THE Marra Creek district of north-west NSW has long been associated with the breeding of Merino sheep, but its “shepherds” have long had human as well as ovine roles.
A tiny bush church located on the creek’s blacksoil banks near well-known Lemon Grove Station was among the first in NSW to be ministered by the Brotherhood of the Good Shepherd.
The Brotherhood was founded in Dubbo in 1904 and for about 80 years a network of peripatetic “Bush Brothers” delivered Anglican services to isolated outback communities.
Built in 1912 from local pine and consecrated the following year by Bishop Long from Bathurst, the Anglican Church of St Mary the Virgin this year celebrates a century of outback worship.
And next Sunday at 11am, worshippers past and present will gather at the Marra to join Bishop Richard Hurford from Bathurst as he conducts the historic centenary service.
It will be a memorable day for members of the tiny church’s faithful flock, not least for local grazier Jim Marr, “Illabunda”, who has been church warden for a remarkable 51 years.
Jim, who is also a licensed lay minister, came to the district in 1951 and took over the warden’s duties 10 years later from Norman and Molly Gaul.
He is one of a core of locals – another being (Mrs) Lee Thornton, “Lemon Grove”, who does the flowers – committed to the care and ongoing operation of their precious bush church.
It is, after all, a long way to the next one: the church is situated in sparsely-settled station country roughly equidistant from Brewarrina, Nyngan, Coonamble and Walgett.
Services are conducted monthly, usually by the Reverend Jeff Tym from Coonamble, whose St Barnabas Parish takes in five outlying locations, all serviced on a rotating roster.
Congregations at Marra Creek services usually average a dozen or so worshippers, although Christmas and Easter services see numbers swell to more than 50 (on one occasion, 97).

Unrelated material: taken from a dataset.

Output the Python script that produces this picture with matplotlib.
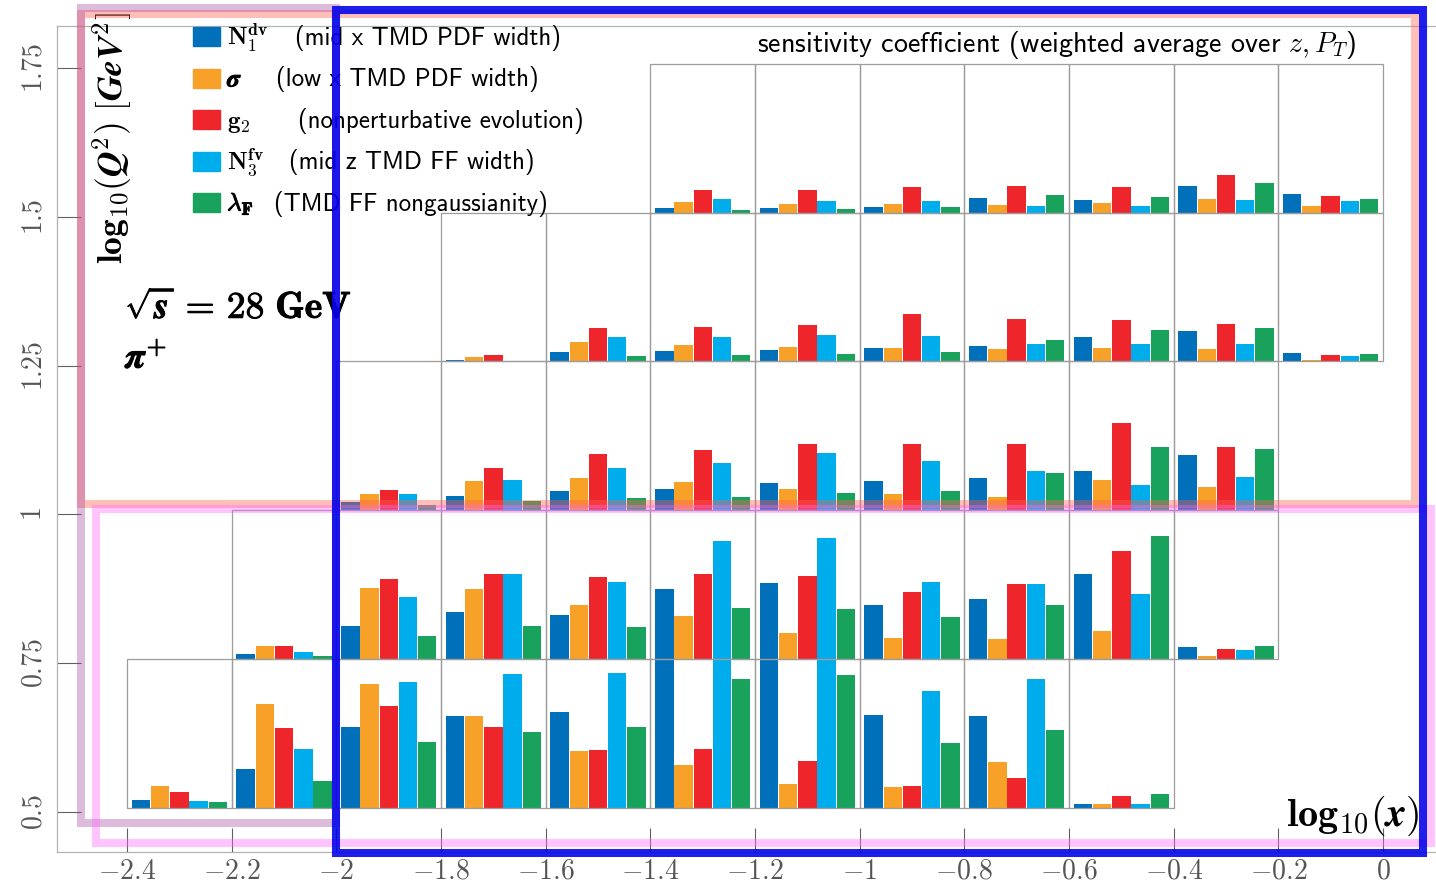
import numpy as np
import matplotlib.pyplot as plt
import matplotlib.patheffects as pe
from matplotlib.patches import Rectangle
from matplotlib.colors import to_rgba

plt.rcParams['mathtext.fontset'] = 'cm'

# kinematic bins: log10(x) and log10(Q^2)
x_edges = np.round(np.arange(-2.4, 0.01, 0.2), 1)
q_edges = [0.507, 0.757, 1.007, 1.257, 1.507, 1.757]

symbols = [r'$\mathbf{N_1^{dv}}$', r'$\boldsymbol{\sigma}$', r'$\mathbf{g_2}$',
           r'$\mathbf{N_3^{fv}}$', r'$\boldsymbol{\lambda}_\mathbf{F}$']
descr = ['(mid x TMD PDF width)', '(low x TMD PDF width)', '(nonperturbative evolution)',
         '(mid z TMD FF width)', '(TMD FF nongaussianity)']
colors = ['#0070ba', '#f7a128', '#ee262c', '#00adec', '#18a25c']

# first x bin of each Q^2 row
first_xbin = [0, 1, 2, 3, 5]

# sensitivity coefficients (N1, sigma, g2, N3, lambdaF) per x bin, in units of the bin height
sens_q0 = [[0.054, 0.148, 0.105, 0.047, 0.036],
           [0.260, 0.697, 0.538, 0.394, 0.183],
           [0.540, 0.835, 0.683, 0.847, 0.444],
           [0.614, 0.620, 0.542, 0.898, 0.513],
           [0.645, 0.383, 0.388, 0.907, 0.544],
           [1.080, 0.289, 0.394, 1.110, 0.867],
           [1.110, 0.161, 0.316, 1.140, 0.892],
           [0.625, 0.141, 0.150, 0.784, 0.437],
           [0.616, 0.307, 0.202, 0.865, 0.526],
           [0.029, 0.025, 0.081, 0.025, 0.092]]
sens_q1 = [[0.032, 0.085, 0.085, 0.049, 0.022],
           [0.222, 0.477, 0.538, 0.417, 0.155],
           [0.316, 0.468, 0.571, 0.571, 0.222],
           [0.298, 0.365, 0.551, 0.517, 0.215],
           [0.474, 0.290, 0.571, 0.793, 0.343],
           [0.511, 0.175, 0.558, 0.813, 0.336],
           [0.363, 0.143, 0.448, 0.515, 0.280],
           [0.401, 0.136, 0.504, 0.504, 0.361],
           [0.571, 0.190, 0.726, 0.437, 0.827],
           [0.079, 0.022, 0.069, 0.063, 0.087]]
sens_q2 = [[0.056, 0.110, 0.136, 0.110, 0.034],
           [0.099, 0.195, 0.286, 0.202, 0.065],
           [0.126, 0.220, 0.378, 0.284, 0.085],
           [0.146, 0.188, 0.408, 0.316, 0.089],
           [0.186, 0.146, 0.446, 0.383, 0.119],
           [0.195, 0.106, 0.442, 0.334, 0.128],
           [0.217, 0.092, 0.446, 0.264, 0.253],
           [0.267, 0.202, 0.585, 0.173, 0.423],
           [0.374, 0.155, 0.428, 0.222, 0.410]]
sens_q3 = [[0.007, 0.029, 0.040, 0.005, 0.002],
           [0.065, 0.128, 0.228, 0.166, 0.038],
           [0.067, 0.108, 0.231, 0.166, 0.040],
           [0.074, 0.094, 0.247, 0.175, 0.047],
           [0.092, 0.092, 0.318, 0.170, 0.063],
           [0.101, 0.081, 0.287, 0.116, 0.141],
           [0.161, 0.092, 0.276, 0.114, 0.210],
           [0.206, 0.085, 0.249, 0.114, 0.222],
           [0.056, 0.013, 0.040, 0.038, 0.047]]
sens_q4 = [[0.032, 0.069, 0.153, 0.089, 0.020],
           [0.032, 0.058, 0.153, 0.081, 0.022],
           [0.038, 0.058, 0.170, 0.079, 0.038],
           [0.099, 0.049, 0.179, 0.045, 0.116],
           [0.083, 0.065, 0.173, 0.045, 0.108],
           [0.181, 0.092, 0.251, 0.087, 0.200],
           [0.126, 0.042, 0.114, 0.081, 0.092]]
rows = [sens_q0, sens_q1, sens_q2, sens_q3, sens_q4]

fig = plt.figure(figsize=(14.36, 8.83), dpi=100)
ax = fig.add_axes([57 / 1436, 31 / 883, 1379 / 1436, 826 / 883])
ax.set_xlim(-2.534, 0.1013)
ax.set_ylim(0.4328, 1.8206)

bw, pitch = 0.0352, 0.0367
for iq, (sens, i0) in enumerate(zip(rows, first_xbin)):
    y0 = q_edges[iq]
    dq = q_edges[iq + 1] - y0
    for j, vals in enumerate(sens):
        x0, x1 = x_edges[i0 + j], x_edges[i0 + j + 1]
        xc = 0.5 * (x0 + x1) + (np.arange(5) - 2) * pitch
        ax.bar(xc, np.array(vals) * dq, width=bw, bottom=y0, color=colors, zorder=2)
        ax.add_patch(Rectangle((x0, y0), x1 - x0, dq, fill=False, ec='#9c9c9c', lw=0.9, zorder=3))

# axes cosmetics
for s in ['left', 'bottom', 'top']:
    ax.spines[s].set_color('#b4b4b4')
    ax.spines[s].set_linewidth(0.9)
ax.spines['right'].set_visible(False)
xt = x_edges
ax.set_xticks(xt)
ax.set_xticklabels([f'${v:g}$' for v in xt])
yt = [0.5, 0.75, 1.0, 1.25, 1.5, 1.75]
ax.set_yticks(yt)
ax.set_yticklabels([f'${v:g}$' for v in yt], rotation=90, va='center')
ax.tick_params(direction='in', length=17, width=0.8, color='#606060',
               labelsize=20, labelcolor='#555555')
ax.tick_params(axis='x', pad=3.5)
ax.tick_params(axis='y', pad=7)

# legend
bold = [pe.withStroke(linewidth=0.7, foreground='black')]
desc_x = [0.1726, 0.1588, 0.1751, 0.1682, 0.1571]
for i, (c, sym, txt, dx) in enumerate(zip(colors, symbols, descr, desc_x)):
    yy = 0.9867 - i * 0.0501
    ax.add_patch(Rectangle((0.0986, yy - 0.0115), 0.0196, 0.0230, transform=ax.transAxes,
                           color=c, clip_on=False, zorder=4))
    t = ax.text(0.1233, yy - 0.0097, sym, transform=ax.transAxes, fontsize=18, va='baseline')
    if 'boldsymbol' in sym:
        t.set_path_effects(bold)
    ax.text(dx, yy - 0.0097, txt, transform=ax.transAxes, fontsize=18,
            family='cmss10', va='baseline')

ax.text(0.9427, 0.9685, r'sensitivity coefficient (weighted average over $z, P_T$)',
        transform=ax.transAxes, ha='right', va='baseline', fontsize=20.2, family='cmss10')
ax.text(0.0493, 0.6465, r'$\sqrt{\boldsymbol{s}}\,\mathbf{=}\,\mathbf{28}\ \mathbf{GeV}$',
        transform=ax.transAxes, fontsize=27, va='baseline', path_effects=bold)
ax.text(0.0493, 0.586, r'$\boldsymbol{\pi}^{\mathbf{+}}$',
        transform=ax.transAxes, fontsize=26, va='baseline', path_effects=bold)
ax.text(0.0399, 0.8644, r'$\mathbf{log_{10}}(\boldsymbol{Q}^{\mathbf{2}})\ [\boldsymbol{GeV}^{\mathbf{2}}]$',
        transform=ax.transAxes, rotation=90, ha='center', va='center', fontsize=25.5)
ax.text(0.9884, 0.0315, r'$\mathbf{log_{10}}(\boldsymbol{x})$',
        transform=ax.transAxes, ha='right', va='baseline', fontsize=29)

# highlighted kinematic regions
regions = [((-2.488, 1.0175), (0.0612, 1.8416), '#ff6050', 0.40),
           ((-2.488, 0.4815), (-2.000, 1.8508), '#a03c9c', 0.35),
           ((-2.4594, 0.4471), (0.0908, 1.0091), '#ff66ff', 0.38),
           ((-2.000, 0.4311), (0.0764, 1.8483), '#0000ea', 0.88)]
for (xa, ya), (xb, yb), c, a in regions:
    ax.add_patch(Rectangle((xa, ya), xb - xa, yb - ya, fill=False, ec=to_rgba(c, a),
                           lw=5.8, clip_on=False, zorder=6))

fig.savefig('out.png', dpi=100, facecolor='white')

Reverend Tym is one of eight widely-scattered ministers – variously full-time and part-time, ordained and lay – who now form the Company of the Good Shepherd, formed in 2002 to take up the work previously performed by its Brotherhood namesake.
Like the Bush Brothers before them, the Companions are of the “high-church” faction, which means their services preserve a degree of formality and ceremony now missing from much of the Anglican ministry.

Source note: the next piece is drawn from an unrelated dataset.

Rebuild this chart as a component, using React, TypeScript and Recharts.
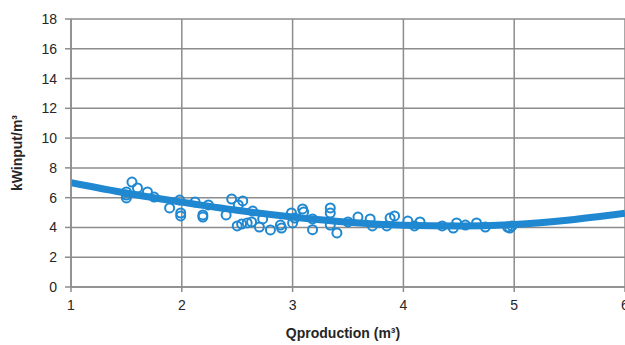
import React from "react";
import { ComposedChart, Scatter, Line, XAxis, YAxis, CartesianGrid, Label } from "recharts";

// measured points (Qproduction, kWinput/m3)
const qProduction: number[] = [
  1.5, 1.5, 1.5, 1.55, 1.6, 1.69, 1.75, 1.89, 1.98, 1.99, 1.99, 2.12, 2.19, 2.19, 2.24,
  2.4, 2.45, 2.51, 2.55, 2.5, 2.54, 2.59, 2.63, 2.64, 2.7, 2.73, 2.8, 2.89, 2.9, 2.99,
  3.0, 3.02, 3.09, 3.1, 3.18, 3.18, 3.34, 3.34, 3.34, 3.4, 3.5, 3.59, 3.7, 3.72, 3.85,
  3.88, 3.92, 4.04, 4.1, 4.15, 4.35, 4.45, 4.48, 4.56, 4.66, 4.74, 4.94, 4.98, 4.96
];
const kwInput: number[] = [
  6.38, 5.98, 6.18, 7.05, 6.65, 6.38, 6.04, 5.31, 5.84, 4.97, 4.77, 5.71, 4.84, 4.7, 5.51,
  4.84, 5.91, 5.51, 5.78, 4.1, 4.23, 4.3, 4.37, 5.1, 4.03, 4.57, 3.83, 4.16, 3.96, 4.97,
  4.3, 4.63, 5.24, 5.04, 4.57, 3.85, 5.31, 4.97, 4.16, 3.63, 4.37, 4.7, 4.57, 4.1, 4.1,
  4.63, 4.77, 4.43, 4.1, 4.37, 4.1, 3.96, 4.3, 4.16, 4.3, 4.03, 4.03, 4.1, 3.96
];

// trend line
const trendX: number[] = [1, 1.5, 2, 2.5, 3, 3.5, 4, 4.5, 5, 5.5, 6];
const trendY: number[] = [7.0, 6.3, 5.7, 5.15, 4.7, 4.35, 4.15, 4.1, 4.2, 4.5, 4.95];

const xTicks: number[] = [1, 2, 3, 4, 5, 6];
const yTicks: number[] = [0, 2, 4, 6, 8, 10, 12, 14, 16, 18];

const points = qProduction.map((x, i) => ({ x, y: kwInput[i] }));
const trend = trendX.map((x, i) => ({ x, y: trendY[i] }));

const BLUE = "#1f88d0";
const GRID = "#8c8c8c";
const FONT = "'Liberation Sans', Arial, sans-serif";

const HollowDot = (props: any) => (
  <circle cx={props.cx} cy={props.cy} r={4.5} fill="none" stroke={BLUE} strokeWidth={2} />
);

const YTitle = (props: any) => {
  const vb = props.viewBox || { x: 0, y: 0, height: 0 };
  const cx = vb.x + 17;
  const cy = vb.y + vb.height / 2;
  return (
    <text x={cx} y={cy} transform={`rotate(-90 ${cx} ${cy})`} textAnchor="middle"
      dominantBaseline="central" fontFamily={FONT} fontSize={14} fontWeight="bold" fill="#262626">
      kWinput/m³
    </text>
  );
};

const XTitle = (props: any) => {
  const vb = props.viewBox || { x: 0, y: 0, width: 0 };
  return (
    <text x={343} y={vb.y + 51} textAnchor="middle" fontFamily={FONT} fontSize={14}
      fontWeight="bold" fill="#262626">
      Qproduction (m³)
    </text>
  );
};

const App: React.FC = () => (
  <div style={{ position: "absolute", left: 0, top: 0, width: 625, height: 345, overflow: "hidden", background: "#fff" }}>
    <ComposedChart width={660} height={345} margin={{ top: 19, right: 35, bottom: 0, left: 0 }}>
      <CartesianGrid stroke={GRID} strokeWidth={1.5} />
      <XAxis type="number" dataKey="x" domain={[1, 6]} ticks={xTicks} allowDataOverflow
        height={58} stroke={GRID} strokeWidth={1.5} tickSize={5} tickMargin={8}
        tick={{ fill: "#262626", fontSize: 14, fontFamily: FONT }}>
        <Label content={<XTitle />} />
      </XAxis>
      <YAxis type="number" domain={[0, 18]} ticks={yTicks} allowDataOverflow
        width={71} stroke={GRID} strokeWidth={1.5} tickSize={6} tickMargin={8}
        tick={{ fill: "#262626", fontSize: 14, fontFamily: FONT }}>
        <Label content={<YTitle />} />
      </YAxis>
      <Scatter data={points} dataKey="y" shape={<HollowDot />} isAnimationActive={false} />
      <Line data={trend} dataKey="y" type="monotone" stroke={BLUE} strokeWidth={7}
        dot={false} activeDot={false} isAnimationActive={false} />
    </ComposedChart>
  </div>
);

export default App;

The church sits on a dedicated one acre block, flanked by rows of gravestones in family groupings bearing the names of local property owners, past and present.
Among the names well represented are Thornton (of “Lemon Grove”), Green (of “Mundadoo”), Johnstone, Nott, Lamph and Simpson.
According to Jim Marr, many of the local properties (including his own) originated in the 1880s with the break-up of the originally vast Buckiinguy Station.
Among the Green graves is that of Albert Green, who was buried in 1976 at the ripe old age of 96 – that was the same Albert Green who, as a young man, rode to Coolabah railway station with spare horses to escort Bishop Long to the church’s consecration in 1913.
Bishop Hurford won’t be travelling by train to Coolabah on his visit next Sunday – the line closed 23 years ago.